“I love the color of your hair!” the bare-breasted, middle-aged woman in the gym locker room gushed as I was making my wet-headed escape after Aquacize class last week. “It’s beautiful.”
It’s hard for me to go anywhere in life without using it as a launching ground for making new friends. But, I have long prided myself on my self-imposed solitary social confinement at the gym. If I added chatting to my workout routine, I’d be killing half a day rather than half a morning on the obsessive exercise that seems to have absolutely no effect on my ever-growing girth. So, I was a bit taken aback when the long-haired, butt-naked woman confronted me in the locker room.
“Oh, thanks!” I said. “I pay enough for it!”
Thinking to myself, you have no idea what I go through at the beauty parlor.
“It’s beautiful,” she reiterated.
“Well it is pretty much my natural color, but it is definitely dyed.”
“It looks so soft,” she continued.
“Soft?” I said, involuntarily patting down my coarse, spiky locks. “I wouldn’t go that far.”
“It’s beautiful,” she said yet again.
“Ha!” I said. “You made my day.”
Before I reached the end of the aisle and before I was able to answer that inner voice that asked, “How can she even tell what color my hair is? It’s soaking wet!” I heard her turn to the woman at the locker next to her.
“Why couldn’t she just accept the compliment and say, thank you?”
Now, equally as important to me as my need to make friends is my need to not be misunderstood. So, so many random things come out of my mouth that I can’t possibly keep track of all of them, and thus, spend a good chunk of my life retracting them. So I almost turned around to address her behind-the-back, under-the-breath comment, but caught myself. Because, no doubt, I would explain my way right into a coffee date with her. And I don’t drink coffee.
But, the thing is, I DID accept the compliment. And, I DID say thank you.
And, that’s why I’ve been obsessing about it ever since.
I’m not the kind of person who can just say thank you and move on. After all, what kind of conversation would that be? In my mind, it’s just way too dismissive. Even if dismissive is the message I’m looking to project in the rare instances when I’m not trying to expand my stable of friends.
If the tables were turned and I said, for instance, “I like the positive body-image you radiate,” and she had simply responded, “Thank you,” I’d be thinking that she had something stuck up an exposed body part.
But, when I brought this up while playing Mahjong the other night, my friend Janice said, “It’s true. Women have a hard time accepting compliments.”

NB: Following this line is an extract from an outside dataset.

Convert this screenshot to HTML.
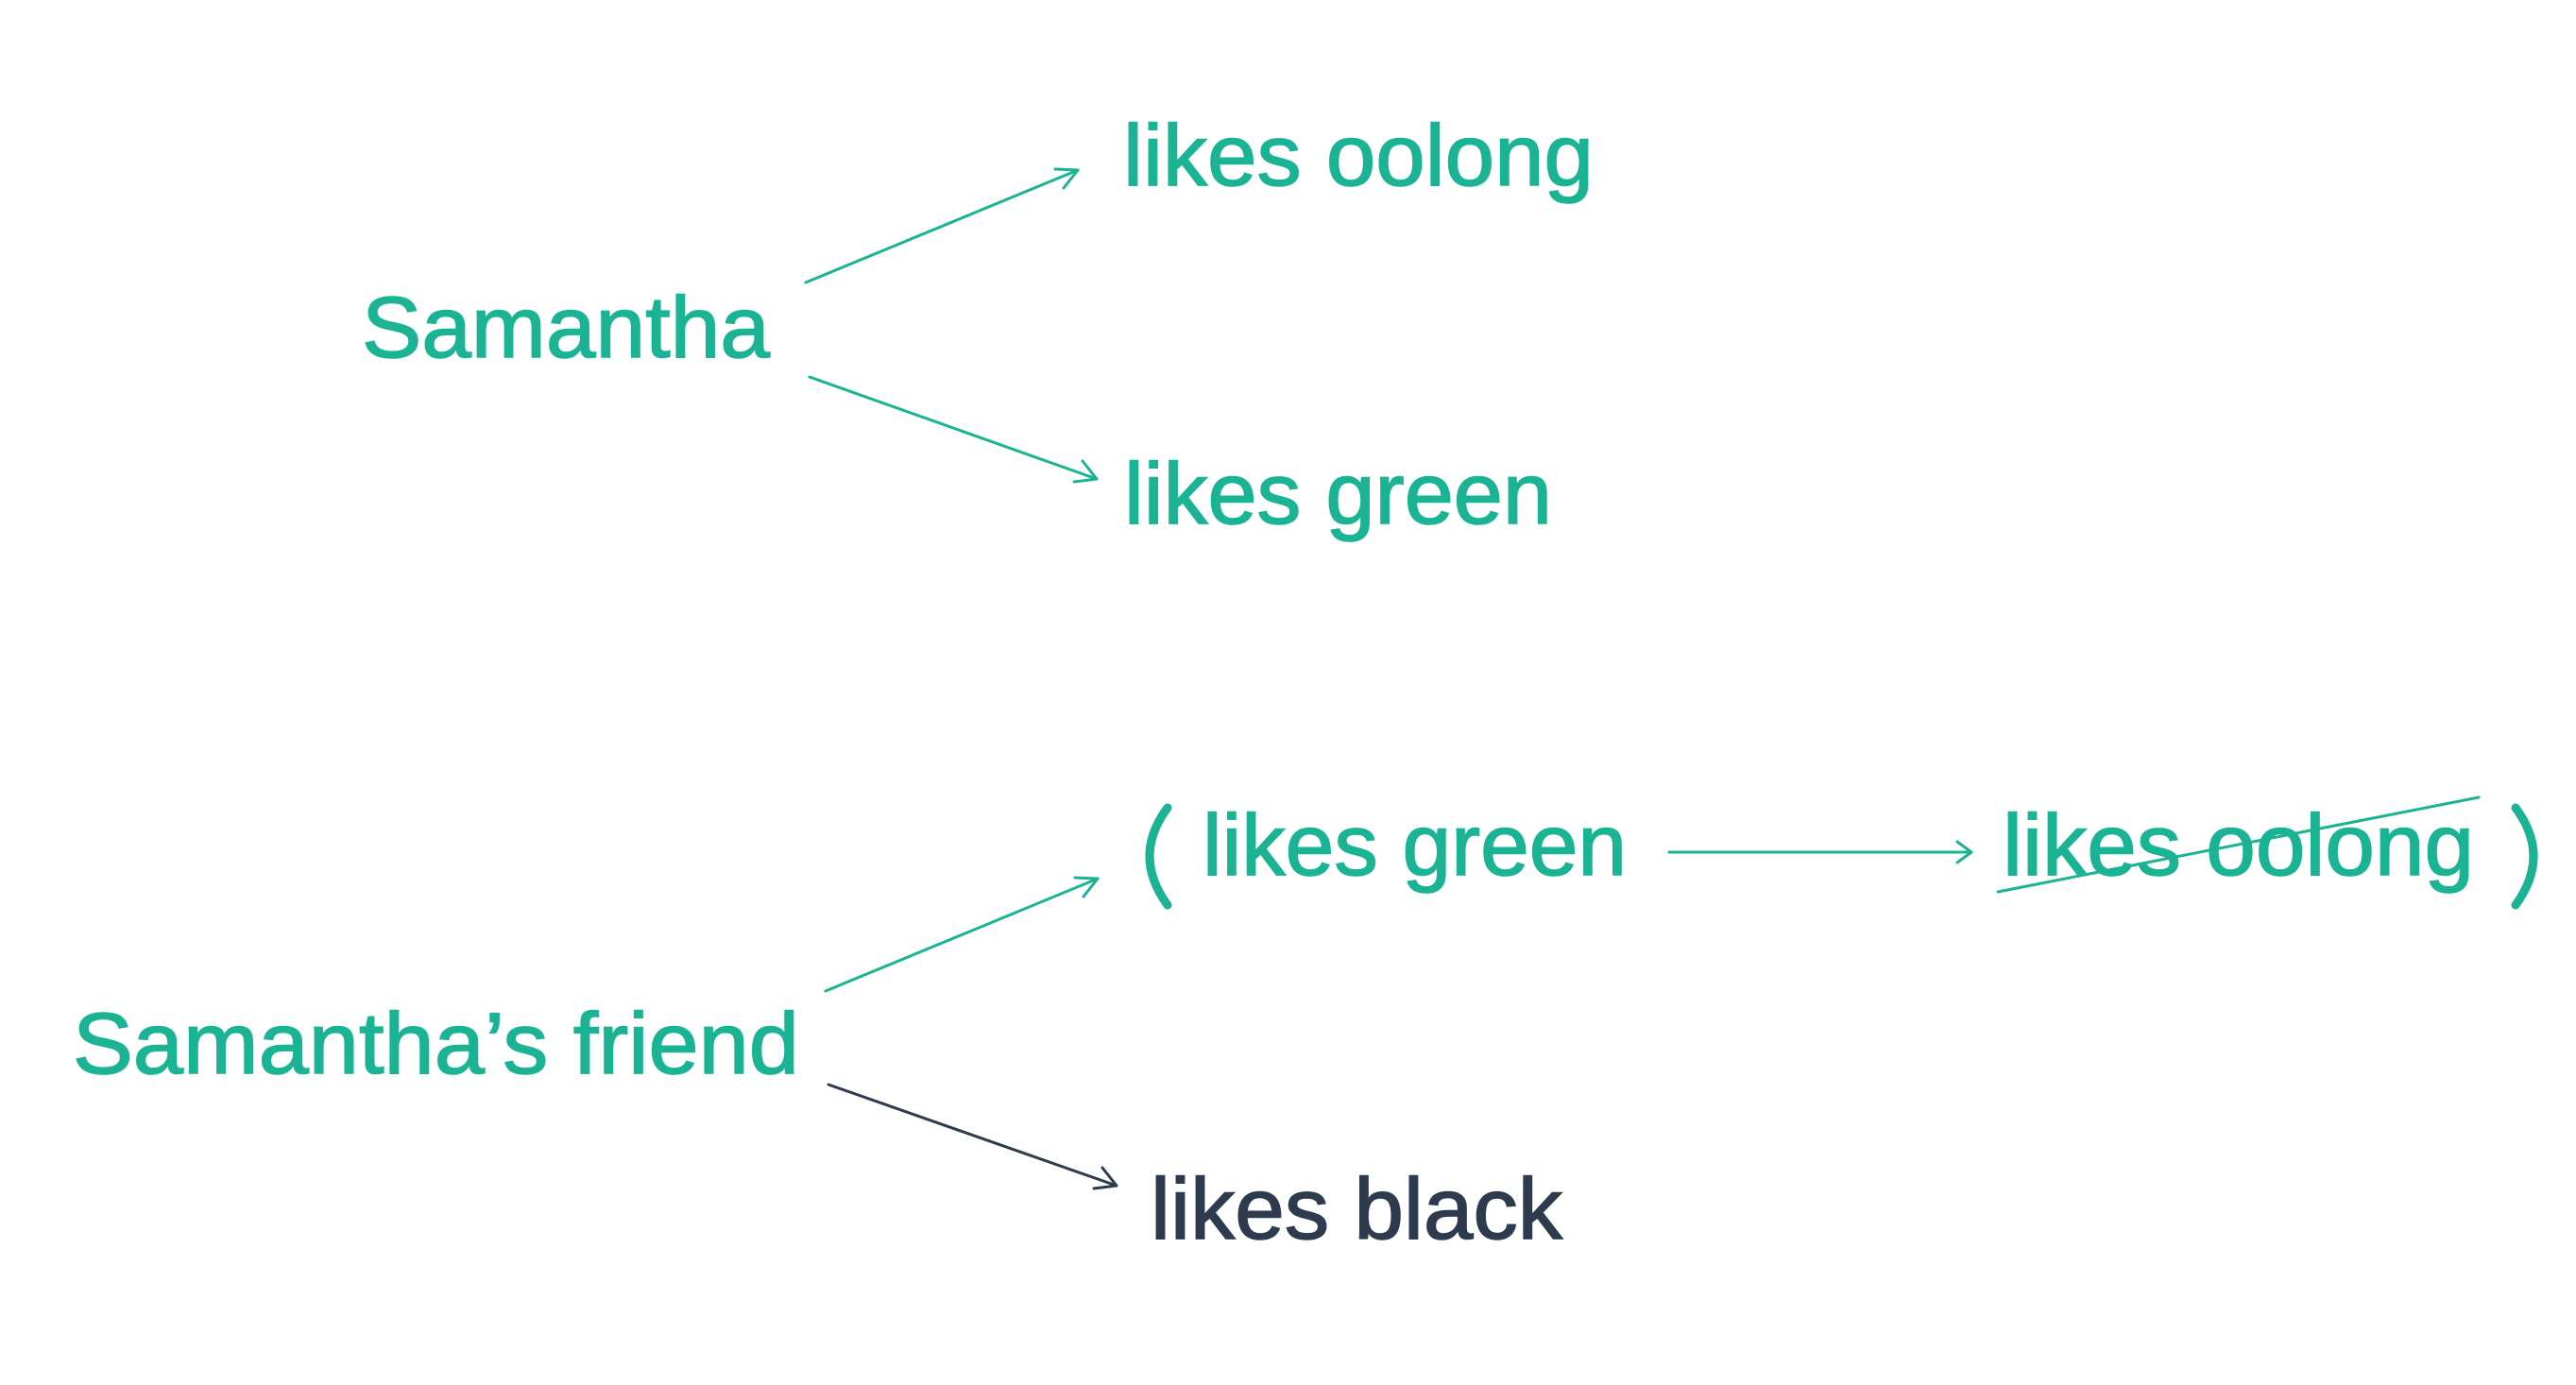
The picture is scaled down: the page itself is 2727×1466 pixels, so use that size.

“On another note,” I said, shoving a spoonful of a low-carb cauliflower-rice casserole into my pie hole. “This is delicious.”
“Thanks, but I think it needs to be spicier.”
Ha! Case in point.
Which got us talking, as we turned our tiles, about why we can’t just be like the guys and accept compliments, forgive our foibles and stop apologizing for our shortcomings.
While I don’t come out and say the actual words too often, I say “I’m sorry” in other ways. If I do something apology-worthy, I will attempt to explain my behavior, delving into my past, my present and my future to justify what came out of my mouth, my oven or my womb. I’ll keep hammering the point home until the offendee ends up apologizing to me, feeling so bad that I feel so bad, or more likely just to shut me up.
Janice, says “I’m sorry,” all the time. And she really is. She has a heart bigger than the both of us, and these days, that’s pretty big. She’s sorry when she’s late. She’s sorry when she’s early. She’s sorry when she has a sad tale to tell and she’s sorry when she wins at Mahjong. And that’s really the only apology I’ll accept. I am sorry I’m not more like Janice.
Susan, the other Mahjonger, is not quite as apologetic as the two of us. She is truly sorry when life gives us lemons, and feels love and loss way deeper than I ever will. But she is tougher. She doesn’t beat herself up over her looks or her words or her actions. I’d love to be Susan.
As Janice won another game and I ate another handful of Stacy’s Pita Chips, for which we were both sorry, we continued conversing about why it is that we can’t just be.
We conceded that when someone tells a guy they like his sweater, he either just says ‘thanks,’ or more likely, ‘yeah, I do, too.’ If someone says the same thing to a woman, they tend to respond more on the lines of, ‘I got it on the discount rack,’ or ‘Really? Doesn’t it make me look fat?’
Sure, I know plenty of women who are oozing with confidence. Who can throw a dinner party without worry. Who show their curves with courage. Who can accept a compliment without controverting.
Those women give me something to aspire towards. So, while I’m working on becoming the me I’d like to be, I can try to respond to the body-beautiful women who covet my hair color with a simple “Thank You.”
And keep the rest of the commentary to myself.
I can try.
But, the bottom line is, it ain’t me, babe. No, no, no, it ain’t me.